Logo se verificou que o sonoro exprimia melhor até o próprio silêncio. No sonoro, o silêncio adquiriu um valor positivo, de que estava privado na uniformidade taciturna do mudo. Assim, depois de, por exemplo, uma música retumbante, o súbito silêncio assume uma intensidade conceptual. Só o sonoro pode, por contraste, representar o silêncio sepulcral. Para não falar no minuto de silêncio (que, no mudo, eram todos).

É certo que estamos a falar de um realismo dúbio, isto é, na maior parte das vezes «pós-sincronizados», ou seja, registados em estúdio depois das imagens.

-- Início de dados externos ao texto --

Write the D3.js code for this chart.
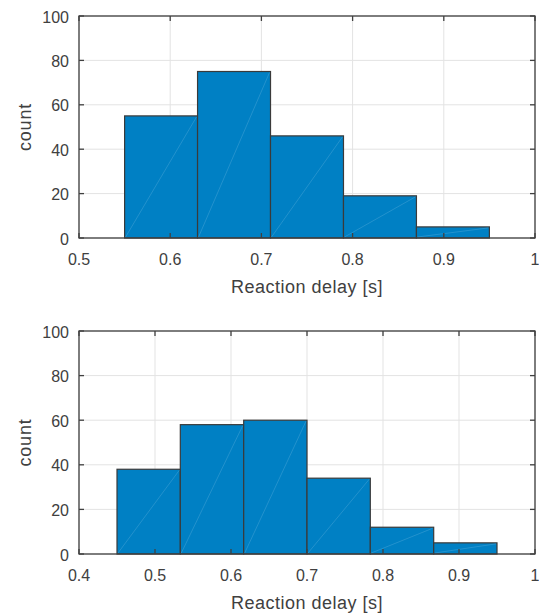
<!DOCTYPE html>
<html>
<head>
<meta charset="utf-8">
<script src="https://cdn.jsdelivr.net/npm/d3@7"></script>
<style>
  body { margin: 0; background: #fff; }
  text { font-family: Arial, "Liberation Sans", sans-serif; fill: #404040; }
</style>
</head>
<body>
<svg></svg>
<script>
//svg size
const width = 539;
const height = 613;

//data: bin edges and counts
var edgesTop = [0.55, 0.63, 0.71, 0.79, 0.87, 0.95];
var countsTop = [55, 75, 46, 19, 5];
var xTicksTop = [0.5, 0.6, 0.7, 0.8, 0.9, 1];

var edgesBottom = [0.45, 0.5333, 0.6167, 0.7, 0.7833, 0.8667, 0.95];
var countsBottom = [38, 58, 60, 34, 12, 5];
var xTicksBottom = [0.4, 0.5, 0.6, 0.7, 0.8, 0.9, 1];

var yTicks = [0, 20, 40, 60, 80, 100];

//colours
var bar_col = '#0080c4';
var edge_col = '#3a3a3a';
var grid_col = '#e3e3e3';
var axis_col = '#404040';

var svg = d3.select('svg')
    .attr('width', width)
    .attr('height', height);

//draws one histogram panel
function panel(top, bottom, xDomain, edges, counts, xTicks) {
    var left = 79, right = 535;
    var x = d3.scaleLinear().domain(xDomain).range([left, right]);
    var y = d3.scaleLinear().domain([0, 100]).range([bottom, top]);
    var g = svg.append('g');

    //grid
    g.selectAll('.gx').data(xTicks).enter().append('line')
        .attr('x1', d => x(d)).attr('x2', d => x(d))
        .attr('y1', top).attr('y2', bottom)
        .attr('stroke', grid_col).attr('stroke-width', 1);
    g.selectAll('.gy').data(yTicks).enter().append('line')
        .attr('x1', left).attr('x2', right)
        .attr('y1', d => y(d)).attr('y2', d => y(d))
        .attr('stroke', grid_col).attr('stroke-width', 1);

    //bars
    var bins = counts.map((c, i) => ({x0: edges[i], x1: edges[i + 1], c: c}));
    g.selectAll('.bar').data(bins).enter().append('rect')
        .attr('x', d => x(d.x0))
        .attr('y', d => y(d.c))
        .attr('width', d => x(d.x1) - x(d.x0))
        .attr('height', d => y(0) - y(d.c))
        .attr('fill', bar_col)
        .attr('stroke', edge_col)
        .attr('stroke-width', 1.2);

    //faint diagonal seam inside each bar
    g.selectAll('.seam').data(bins).enter().append('line')
        .attr('x1', d => x(d.x0) + 1).attr('y1', y(0) - 1)
        .attr('x2', d => x(d.x1) - 1).attr('y2', d => y(d.c) + 1)
        .attr('stroke', '#4aa6d8').attr('stroke-width', 0.6)
        .attr('opacity', 0.8);

    //box
    g.append('rect')
        .attr('x', left).attr('y', top)
        .attr('width', right - left).attr('height', bottom - top)
        .attr('fill', 'none').attr('stroke', axis_col).attr('stroke-width', 1.3);

    //ticks inward on all four sides
    var tl = 5;
    xTicks.forEach(function(t) {
        g.append('line').attr('x1', x(t)).attr('x2', x(t))
            .attr('y1', bottom).attr('y2', bottom - tl)
            .attr('stroke', axis_col).attr('stroke-width', 1.3);
        g.append('line').attr('x1', x(t)).attr('x2', x(t))
            .attr('y1', top).attr('y2', top + tl)
            .attr('stroke', axis_col).attr('stroke-width', 1.3);
        g.append('text').text(d3.format('~g')(t))
            .attr('x', x(t)).attr('y', bottom + 27)
            .attr('text-anchor', 'middle')
            .style('font-size', '16px');
    });
    yTicks.forEach(function(t) {
        g.append('line').attr('x1', left).attr('x2', left + tl)
            .attr('y1', y(t)).attr('y2', y(t))
            .attr('stroke', axis_col).attr('stroke-width', 1.3);
        g.append('line').attr('x1', right).attr('x2', right - tl)
            .attr('y1', y(t)).attr('y2', y(t))
            .attr('stroke', axis_col).attr('stroke-width', 1.3);
        g.append('text').text(t)
            .attr('x', left - 10).attr('y', y(t) + 6.5)
            .attr('text-anchor', 'end')
            .style('font-size', '16px');
    });

    //labels
    g.append('text').text('Reaction delay [s]')
        .attr('x', (left + right) / 2).attr('y', bottom + 55)
        .attr('text-anchor', 'middle')
        .style('font-size', '18px')
        .style('letter-spacing', '0.5px');
    g.append('text').text('count')
        .attr('transform', 'translate(31,' + ((top + bottom) / 2) + ') rotate(-90)')
        .attr('text-anchor', 'middle')
        .style('font-size', '18px')
        .style('letter-spacing', '0.8px');
}

panel(16, 238, [0.5, 1], edgesTop, countsTop, xTicksTop);
panel(331, 554, [0.4, 1], edgesBottom, countsBottom, xTicksBottom);
</script>
</body>
</html>
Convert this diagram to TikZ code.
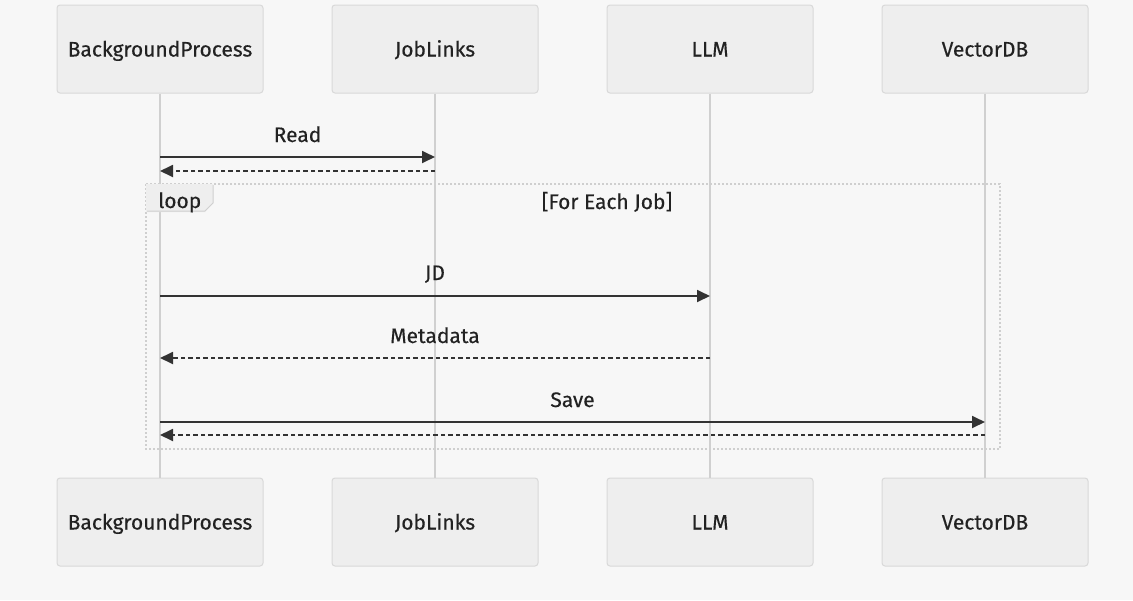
\documentclass[tikz,border=0pt]{standalone}
\usepackage{fontspec}
\setmainfont{Fira Sans}
\newfontfamily\diagfont{Fira Sans}[FakeBold=0.35]
\usetikzlibrary{arrows.meta}
\definecolor{bgc}{HTML}{F7F7F7}
\definecolor{actfill}{HTML}{EEEEEE}
\definecolor{actdraw}{HTML}{D9D9D9}
\definecolor{lifec}{HTML}{D0D0D0}
\definecolor{ink}{HTML}{333333}
\definecolor{txt}{HTML}{222222}
\definecolor{loopc}{HTML}{CFCFCF}
\tikzset{
  actor/.style={draw=actdraw, fill=actfill, line width=1pt, rounded corners=3pt,
    minimum width=206pt, minimum height=88pt, inner sep=0pt,
    text height=15pt, text depth=0pt,
    font=\diagfont\fontsize{21}{24}\selectfont, text=txt},
  lifeline/.style={draw=lifec, line width=2pt},
  msg/.style={draw=ink, line width=1.8pt, -{Triangle[length=13pt,width=12pt]}},
  reply/.style={msg, dash pattern=on 4.5pt off 3pt},
  lbl/.style={font=\diagfont\fontsize{21}{24}\selectfont, text=txt, inner sep=0pt},
  loopbox/.style={draw=loopc, line width=1.6pt, dash pattern=on 1.6pt off 2.4pt},
}
\begin{document}
\begin{tikzpicture}[x=1pt,y=-1pt]
  \useasboundingbox[fill=bgc] (0,0) rectangle (1133,600);

  % participants, top and bottom
  \foreach \n/\t/\x in {bp/BackgroundProcess/160, jl/JobLinks/435, llm/LLM/710, vdb/VectorDB/985}{
    \node[actor] (\n top) at (\x,49) {\t};
    \node[actor] (\n bot) at (\x,522) {\t};
    \draw[lifeline] (\n top.south) -- (\n bot.north);
  }

  % lifeline anchor points for messages
  \foreach \n/\x in {bp/160, jl/435, llm/710, vdb/985}{
    \coordinate (\n1) at (\x,157);
    \coordinate (\n2) at (\x,171);
    \coordinate (\n3) at (\x,296);
    \coordinate (\n4) at (\x,358);
    \coordinate (\n5) at (\x,422);
    \coordinate (\n6) at (\x,435);
  }

  % loop frame
  \coordinate (loopA) at (146,184);
  \coordinate (loopB) at (1000,449);
  \draw[loopbox] (loopA) rectangle (loopB);
  \fill[actfill] (146,184) -- (213,184) -- (213,203) -- (205,212) -- (146,212) -- cycle;
  \draw[loopc, line width=1pt] (213,185) -- (213,203) -- (205,211) -- (147,211);
  \node[lbl, anchor=base west] (looplbl) at (158,208) {loop};
  \node[lbl, anchor=base] (loopcond) at (607,209) {[For Each Job]};

  % messages
  \draw[msg] (bp1) -- node[lbl, anchor=base, yshift=15pt] (m1) {Read} (jl1);
  \draw[reply] (jl2) -- (bp2);
  \draw[msg] (bp3) -- node[lbl, anchor=base, yshift=16pt] (m2) {JD} (llm3);
  \draw[reply] (llm4) -- node[lbl, anchor=base, yshift=15pt] (m3) {Metadata} (bp4);
  \draw[msg] (bp5) -- node[lbl, anchor=base, yshift=15pt] (m4) {Save} (vdb5);
  \draw[reply] (vdb6) -- (bp6);
\end{tikzpicture}
\end{document}
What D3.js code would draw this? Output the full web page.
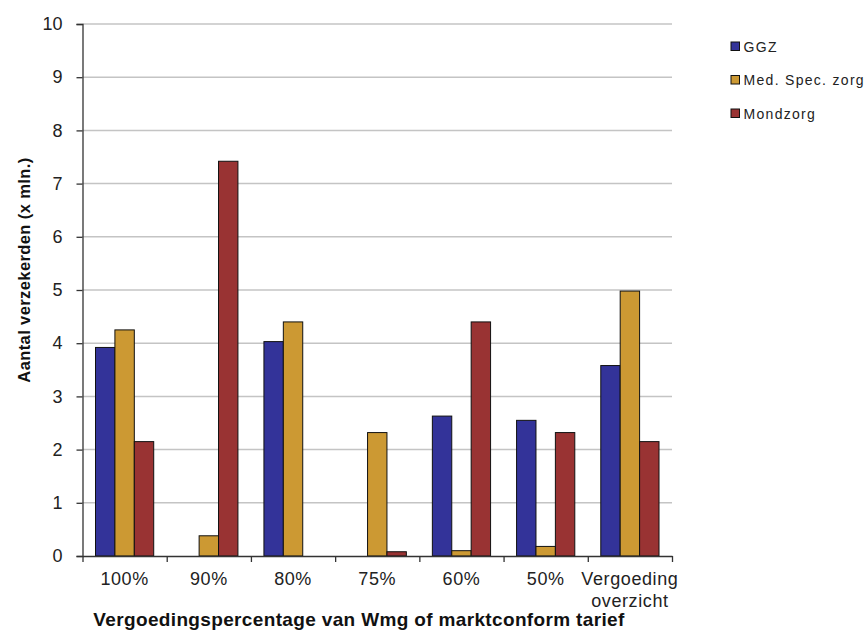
<!DOCTYPE html>
<html>
<head>
<meta charset="utf-8">
<script src="https://cdn.jsdelivr.net/npm/d3@7"></script>
<style>
  body { margin: 0; background: #fff; }
  svg { font-family: Arial, "Liberation Sans", sans-serif; }
</style>
</head>
<body>
<div id="chart"></div>
<script>
// data
const categories = ["100%", "90%", "80%", "75%", "60%", "50%", "Vergoeding overzicht"];
const seriesNames = ["GGZ", "Med. Spec. zorg", "Mondzorg"];
const ggz = [3.92, 0, 4.03, 0, 2.63, 2.55, 3.58];
const medSpec = [4.25, 0.38, 4.4, 2.32, 0.1, 0.18, 4.98];
const mondzorg = [2.15, 7.42, 0, 0.08, 4.4, 2.32, 2.15];
const yTicks = [0, 1, 2, 3, 4, 5, 6, 7, 8, 9, 10];
const colors = ["#333399", "#cc9933", "#993333"];

const values = [ggz, medSpec, mondzorg];

const svgWidth = 867, svgHeight = 631;
const plot = {left: 82.5, right: 672, top: 24, bottom: 556};

const svg = d3.select("#chart").append("svg")
    .attr("width", svgWidth)
    .attr("height", svgHeight);

const x = d3.scaleBand()
    .domain(categories)
    .range([plot.left, plot.right])
    .padding(0);

const x1 = d3.scaleBand()
    .domain(seriesNames)
    .range([13, x.bandwidth() - 13]);

const y = d3.scaleLinear()
    .domain([0, 10])
    .range([plot.bottom, plot.top]);

// gridlines
svg.append("g")
  .selectAll("line")
  .data(yTicks.slice(1))
  .join("line")
    .attr("x1", plot.left)
    .attr("x2", plot.right)
    .attr("y1", d => y(d))
    .attr("y2", d => y(d))
    .attr("stroke", "#c4c4c4")
    .attr("stroke-width", 1.5);

// bars
const groups = svg.append("g")
  .selectAll("g")
  .data(categories)
  .join("g")
    .attr("transform", d => "translate(" + x(d) + ",0)");

groups.selectAll("rect")
  .data((c, i) => seriesNames.map((s, j) => ({s: s, j: j, v: values[j][i]})).filter(d => d.v > 0))
  .join("rect")
    .attr("x", d => x1(d.s))
    .attr("y", d => y(d.v))
    .attr("width", x1.bandwidth())
    .attr("height", d => plot.bottom - y(d.v))
    .attr("fill", d => colors[d.j])
    .attr("stroke", "#111")
    .attr("stroke-width", 1);

// y axis
const yAxis = svg.append("g")
    .attr("transform", "translate(" + plot.left + ",0)")
    .call(d3.axisLeft(y).tickValues(yTicks).tickSize(6).tickPadding(14));
yAxis.select(".domain").attr("stroke", "#333").attr("stroke-width", 1.3);
yAxis.selectAll(".tick line").attr("stroke", "#333").attr("stroke-width", 1.3);
yAxis.selectAll(".tick text")
    .attr("font-size", 18)
    .attr("fill", "#222")
    .attr("font-family", "Arial, 'Liberation Sans', sans-serif");

// x axis: ticks on band boundaries
const xb = d3.scaleLinear().domain([0, categories.length]).range([plot.left, plot.right]);
const xAxisTicks = svg.append("g")
    .attr("transform", "translate(0," + plot.bottom + ")")
    .call(d3.axisBottom(xb).tickValues(d3.range(categories.length + 1)).tickSize(6).tickSizeOuter(0).tickFormat(""));
xAxisTicks.select(".domain").attr("stroke", "#333").attr("stroke-width", 1.3);
xAxisTicks.selectAll(".tick line").attr("stroke", "#333").attr("stroke-width", 1.3);

// x axis labels
const xAxis = svg.append("g")
    .attr("transform", "translate(0," + plot.bottom + ")")
    .call(d3.axisBottom(x).tickSize(0).tickPadding(0));
xAxis.select(".domain").remove();
xAxis.selectAll(".tick text").remove();
xAxis.selectAll(".tick").each(function(d) {
  const words = d === "Vergoeding overzicht" ? ["Vergoeding", "overzicht"] : [d];
  const t = d3.select(this).append("text")
      .attr("text-anchor", "middle")
      .attr("font-size", 18)
      .attr("letter-spacing", "0.6px")
      .attr("fill", "#222")
      .attr("font-family", "Arial, 'Liberation Sans', sans-serif");
  words.forEach((w, i) => {
    t.append("tspan").attr("x", 0).attr("y", 28.5 + i * 22.5).text(w);
  });
});

// axis titles
svg.append("text")
    .attr("x", 359)
    .attr("y", 626)
    .attr("text-anchor", "middle")
    .attr("font-size", 19)
    .attr("font-weight", "bold")
    .attr("letter-spacing", "0.35px")
    .attr("fill", "#111")
    .text("Vergoedingspercentage van Wmg of marktconform tarief");

svg.append("text")
    .attr("transform", "translate(30,270) rotate(-90)")
    .attr("text-anchor", "middle")
    .attr("font-size", 16.5)
    .attr("font-weight", "bold")
    .attr("letter-spacing", "0.4px")
    .attr("fill", "#111")
    .text("Aantal verzekerden (x mln.)");

// legend
const legend = svg.append("g")
  .selectAll("g")
  .data(seriesNames)
  .join("g")
    .attr("transform", (d, i) => "translate(731," + (42 + i * 33.5) + ")");
legend.append("rect")
    .attr("width", 8.5)
    .attr("height", 8.5)
    .attr("fill", (d, i) => colors[i])
    .attr("stroke", "#111")
    .attr("stroke-width", 1);
legend.append("text")
    .attr("x", 12.5)
    .attr("y", 9.5)
    .attr("font-size", 14)
    .attr("letter-spacing", "1.3px")
    .attr("fill", "#222")
    .text(d => d);
</script>
</body>
</html>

Isso porque, devido aos caprichos da técnica e da física, uma parede, um vidro ou uma escada gravadas ao ar livre não produzem um som «autêntico». Por outro lado, há certos ruídos que já foram registados de uma vez para sempre: pode comprar-se, nas lojas da especialidade, um canto de galo, um bramido de ondas ou um coaxar de rãs. Só não se pode comprar é bons diálogos.

E há, naturalmente, a música. No cinema, a música pode assumir dois papéis: de ambiência ou contraponto (ou paráfrase). A primeira é, digamos, decorativa (não quer dizer que seja supérflua). A segunda pode tornar-se dramática. Se for de certos compositores que a gente sabe, tornar-se-á seguramente melodramática. Como disse o outro, a música japonesa é uma tortura chinesa.
Sem som e sem música, não haveria os musicais. E, sem os musicais (que, por ironia da história, brilharam na Metro e não na Warner), não haveria Fred Astaire. Bom, por causa de um bisonho executivo de Hollywood, que avaliou o primeiro teste do futuro maior bailarino da Sétima Arte, quase que não houve de facto Fred Astaire. Eis o veredicto da sumidade, quando Astaire acabou o seu número: «Não sabe representar. Ligeiramente careca. Dança um bocadinho».

Hoje, ninguém com cinco gramas de miolos duvida de que o cinema seja a imagem unida à palavra, ao ruído e à música. OK, cada macaco no seu galho. Frank Sinatra, por exemplo, embora tenha embolsado um Oscar de melhor actor secundário, continua a pertencer mais à música do que ao cinema. Ou, como alguém resmungou: «Tirem o microfone e a orquestra a Sinatra e o que é que lhe restaria? Trabalhar numa pizzaria!».